Wafa Abedin (junior), former ASOC vice president of internal affairs, wrote the current version of the constitution, which was confirmed by student election April 19, 2019. Abedin raised concerns about the new amendments on Twitter and in an email to ASOC April 24. Under the drafted amendments, the constitution would not have term limits for the ASOC president nor the finance director and would not provide any way of removing students in those positions from office, according to Abedin’s email. As a member of Senate, the president of ASOC is currently subject to a one year term limit and can be impeached through evaluation by Honor Board if a motion is brought forward by any other member of Senate. If the constitutional amendments are passed, the ASOC president would no longer be within Senate. The original student election ballot included a “too long; didn’t read” summary of the constitutional amendments which urged students to vote yes on the changes. The ballot was updated to remove that language April 26.
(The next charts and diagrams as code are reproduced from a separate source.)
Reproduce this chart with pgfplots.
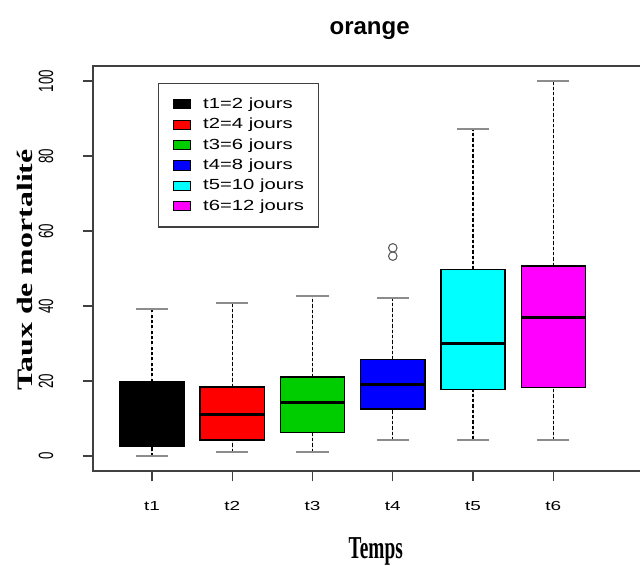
\documentclass[border=0pt]{standalone}
\usepackage{fontspec}
\setmainfont{Liberation Sans}
\usepackage{graphicx}
\usepackage{pgfplots}
\pgfplotsset{compat=1.18}
\usepgfplotslibrary{statistics}
\newfontfamily\xtickfont[FakeStretch=1.45]{Liberation Sans}
\newfontfamily\legfont[FakeStretch=1.38]{Liberation Sans}
\newfontfamily\ylabfont[FakeStretch=1.45]{Liberation Serif}
\newfontfamily\serifnorm{Liberation Serif}
\definecolor{rgreen}{RGB}{0,205,0}
\definecolor{rblue}{RGB}{0,0,255}
\definecolor{rred}{RGB}{255,0,0}
\definecolor{rcyan}{RGB}{0,255,255}
\definecolor{rmagenta}{RGB}{255,0,255}
\newcommand\sw[1]{\addlegendimage{legend image code/.code={\draw[fill=#1,draw=black,line width=0.7pt] (0pt,-3.4pt) rectangle (12.8pt,3.4pt);}}}
\newcommand\yl[1]{\rotatebox{90}{\scalebox{1}[1.55]{\fontsize{10}{11}\selectfont #1}}}
\begin{document}
\begin{tikzpicture}
\useasboundingbox (0,0) rectangle (480pt,423.75pt);
\begin{axis}[
  at={(69.75pt,70.5pt)}, anchor=south west,
  scale only axis, width=417.5pt, height=303.75pt,
  xmin=0.265, xmax=7.2, ymin=-4, ymax=104,
  axis line style={black!75, line width=0.9pt},
  tick style={black!75, line width=0.9pt},
  tick align=outside, major tick length=7.8pt,
  xtick pos=bottom, ytick pos=left,
  xtick={1,2,3,4,5,6}, xticklabels={t1,t2,t3,t4,t5,t6},
  ytick={0,20,40,60,80,100},
  yticklabels={{\yl{0}},{\yl{20}},{\yl{40}},{\yl{60}},{\yl{80}},{\yl{100}}},
  xticklabel style={font=\xtickfont\fontsize{9.8}{11}\selectfont, yshift=-11.5pt},
  yticklabel style={xshift=-18.5pt},
  title={orange},
  title style={at={(axis description cs:0.497,1.058)}, anchor=base, font=\bfseries\fontsize{18}{20}\selectfont},
  xlabel={\scalebox{1}[1.65]{\serifnorm\bfseries\fontsize{14.5}{16}\selectfont Temps}},
  xlabel style={at={(axis description cs:0.508,-0.217)}, anchor=base},
  ylabel={\ylabfont\bfseries\fontsize{16.5}{18}\selectfont Taux de mortalité},
  ylabel style={at={(axis description cs:-0.122,0.496)}, anchor=center, rotate=0},
  boxplot/draw direction=y,
  boxplot/box extend=0.8,
  boxplot/whisker extend=0.4,
  boxplot/every box/.style={draw=black, line width=1.1pt},
  boxplot/every median/.style={draw=black, line width=2.3pt},
  boxplot/draw/lower whisker/.code={%
    \draw[black, line width=1pt, dash pattern=on 2.4pt off 1.6pt]
      (boxplot box cs:\pgfplotsboxplotvalue{lower whisker},0.5) --
      (boxplot box cs:\pgfplotsboxplotvalue{lower quartile},0.5);
    \draw[black!45, line width=1.5pt]
      (boxplot whisker cs:\pgfplotsboxplotvalue{lower whisker},0) --
      (boxplot whisker cs:\pgfplotsboxplotvalue{lower whisker},1);
  },
  boxplot/draw/upper whisker/.code={%
    \draw[black, line width=1pt, dash pattern=on 2.4pt off 1.6pt]
      (boxplot box cs:\pgfplotsboxplotvalue{upper quartile},0.5) --
      (boxplot box cs:\pgfplotsboxplotvalue{upper whisker},0.5);
    \draw[black!45, line width=1.5pt]
      (boxplot whisker cs:\pgfplotsboxplotvalue{upper whisker},0) --
      (boxplot whisker cs:\pgfplotsboxplotvalue{upper whisker},1);
  },
  legend style={at={(0.1167,0.958)}, anchor=north west, draw=black!75, line width=0.9pt,
    inner xsep=11pt, inner ysep=9.5pt, row sep=3.3pt, column sep=9pt,
    font=\legfont\fontsize{11}{13}\selectfont,
    nodes={inner sep=0pt, text height=9pt, text depth=3pt}},
  legend cell align=left,
]
\addplot[forget plot, fill=black, draw=black, boxplot prepared={draw position=1,
  lower whisker=0, lower quartile=2.5, median=10, upper quartile=19.8, upper whisker=39.1}] coordinates {};
\addplot[forget plot, fill=rred, draw=black, boxplot prepared={draw position=2,
  lower whisker=1.1, lower quartile=4.3, median=11.1, upper quartile=18.4, upper whisker=40.7}] coordinates {};
\addplot[forget plot, fill=rgreen, draw=black, boxplot prepared={draw position=3,
  lower whisker=1.1, lower quartile=6.2, median=14.3, upper quartile=21.1, upper whisker=42.6}] coordinates {};
\addplot[forget plot, fill=rblue, draw=black, mark=o, mark size=3.2pt,
  mark options={draw=black!65, fill=none, line width=0.8pt, solid},
  boxplot prepared={draw position=4,
  lower whisker=4.2, lower quartile=12.5, median=19.1, upper quartile=25.7, upper whisker=42.2}]
  table[row sep=\\, y index=0] {55.5\\ 53.3\\};
\addplot[forget plot, fill=rcyan, draw=black, boxplot prepared={draw position=5,
  lower whisker=4.4, lower quartile=17.7, median=30.1, upper quartile=49.7, upper whisker=87.3}] coordinates {};
\addplot[forget plot, fill=rmagenta, draw=black, boxplot prepared={draw position=6,
  lower whisker=4.2, lower quartile=18.2, median=37.0, upper quartile=50.7, upper whisker=100}] coordinates {};
\sw{black}\addlegendentry{t1=2 jours}
\sw{rred}\addlegendentry{t2=4 jours}
\sw{rgreen}\addlegendentry{t3=6 jours}
\sw{rblue}\addlegendentry{t4=8 jours}
\sw{rcyan}\addlegendentry{t5=10 jours}
\sw{rmagenta}\addlegendentry{t6=12 jours}
\end{axis}
\end{tikzpicture}
\end{document}
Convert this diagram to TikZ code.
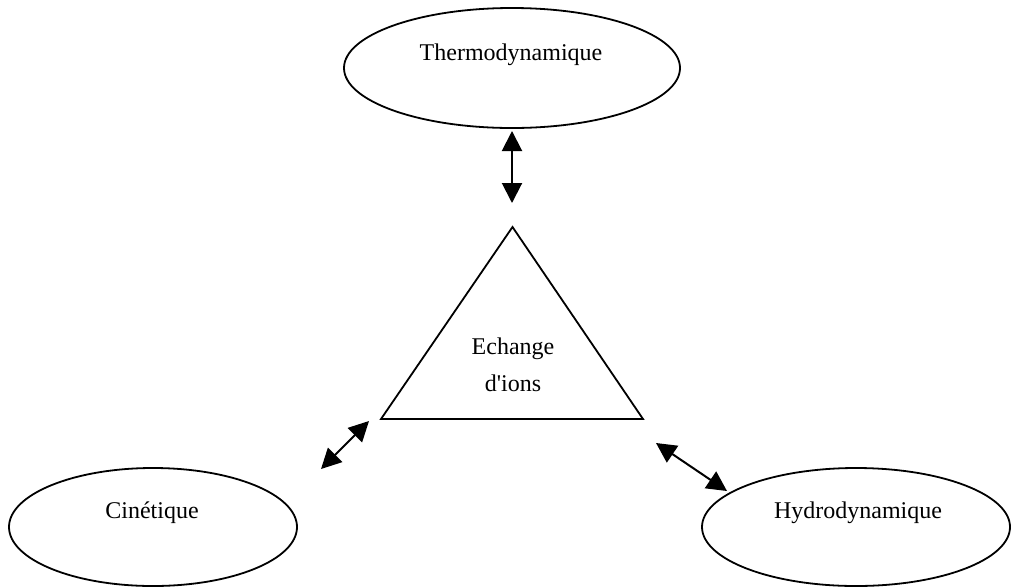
\documentclass[tikz,border=0pt]{standalone}
\usepackage{fontspec}
\setmainfont{Liberation Serif}
\usetikzlibrary{shapes.geometric,arrows.meta}
\tikzset{
  oval/.style={draw, ellipse, line width=1.8pt, inner sep=0pt},
  lbl/.style={font=\fontsize{24}{30}\selectfont, inner sep=0pt, anchor=base},
  dbl/.style={line width=2pt, {Triangle[length=20pt,width=20pt]}-{Triangle[length=20pt,width=20pt]}}
}
\begin{document}
\begin{tikzpicture}[x=1pt,y=-1pt]
\useasboundingbox (0,0) rectangle (1011,587);
% ellipses
\node[oval, minimum width=336pt, minimum height=120pt] (thermo) at (512,68) {};
\node[oval, minimum width=288pt, minimum height=118pt] (cin) at (153,527) {};
\node[oval, minimum width=308pt, minimum height=118pt] (hydro) at (856,527) {};
% labels
\node[lbl] (tthermo) at (511,60) {Thermodynamique};
\node[lbl] (tcin) at (152,518) {Cinétique};
\node[lbl] (thydro) at (858,518) {Hydrodynamique};
% triangle
\coordinate (apex) at (512.5,227);
\coordinate (bl) at (381,419);
\coordinate (br) at (643,419);
\draw[line width=1.8pt, line join=miter] (apex) -- (bl) -- (br) -- cycle;
\node[lbl, align=center, anchor=center] (tech) at (513,365) {Echange\\[7pt]d\textquotesingle ions};
% arrows
\coordinate (a1) at (512,131);
\coordinate (a2) at (512,203);
\coordinate (b1) at (369,421);
\coordinate (b2) at (321,469);
\coordinate (c1) at (656,443);
\coordinate (c2) at (727,491);
\draw[dbl] (a1) -- (a2);
\draw[dbl] (b1) -- (b2);
\draw[dbl] (c1) -- (c2);
\end{tikzpicture}
\end{document}
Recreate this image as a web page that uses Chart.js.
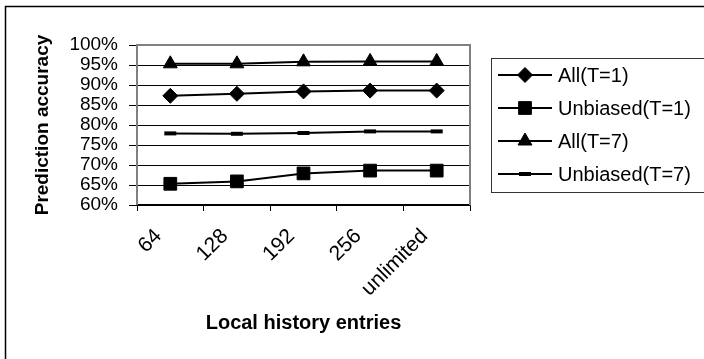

“They’re creating this whole new branch  they call it a committee but really it’s a branch — without ever having detailed what the procedures are,” Abedin said. “I feel like it’s important, if you’re creating a new branch, to know what exactly their powers are gonna be and how they’re going to operate. They’re saying, ‘Hey trust us, we’re gonna come up with the best bylaws that we can,’ and frankly, if they forgot to put term limits in the constitution, I don’t trust them to do that.”

Abedin said she was also concerned about transparency in the drafting process because the constitutional committee meeting minutes have not been published for any meetings during the 2019–2020 academic year. ASOC Senate has not published meeting notes since November 2019, and the student body was notified via an email from Srdić Hadži-Nešić about the constitution appearing on the ballot less than an hour before voting opened at 11:03 p.m. PDT April 23. According to Srdić Hadži-Nešić, this was because issues with the ASOC listerv had prevented Parris from sending a message to the student body earlier.

Voting for student elections opened April 24 and will close April 27. In order for the constitutional amendments to be confirmed, it must reach two-thirds majority vote in favor with at least 405 students voting.

This article was revised April 26 at 11 a.m. to include clarifications sent by Nina Srdić Hadži-Nešić and Kyler Parris.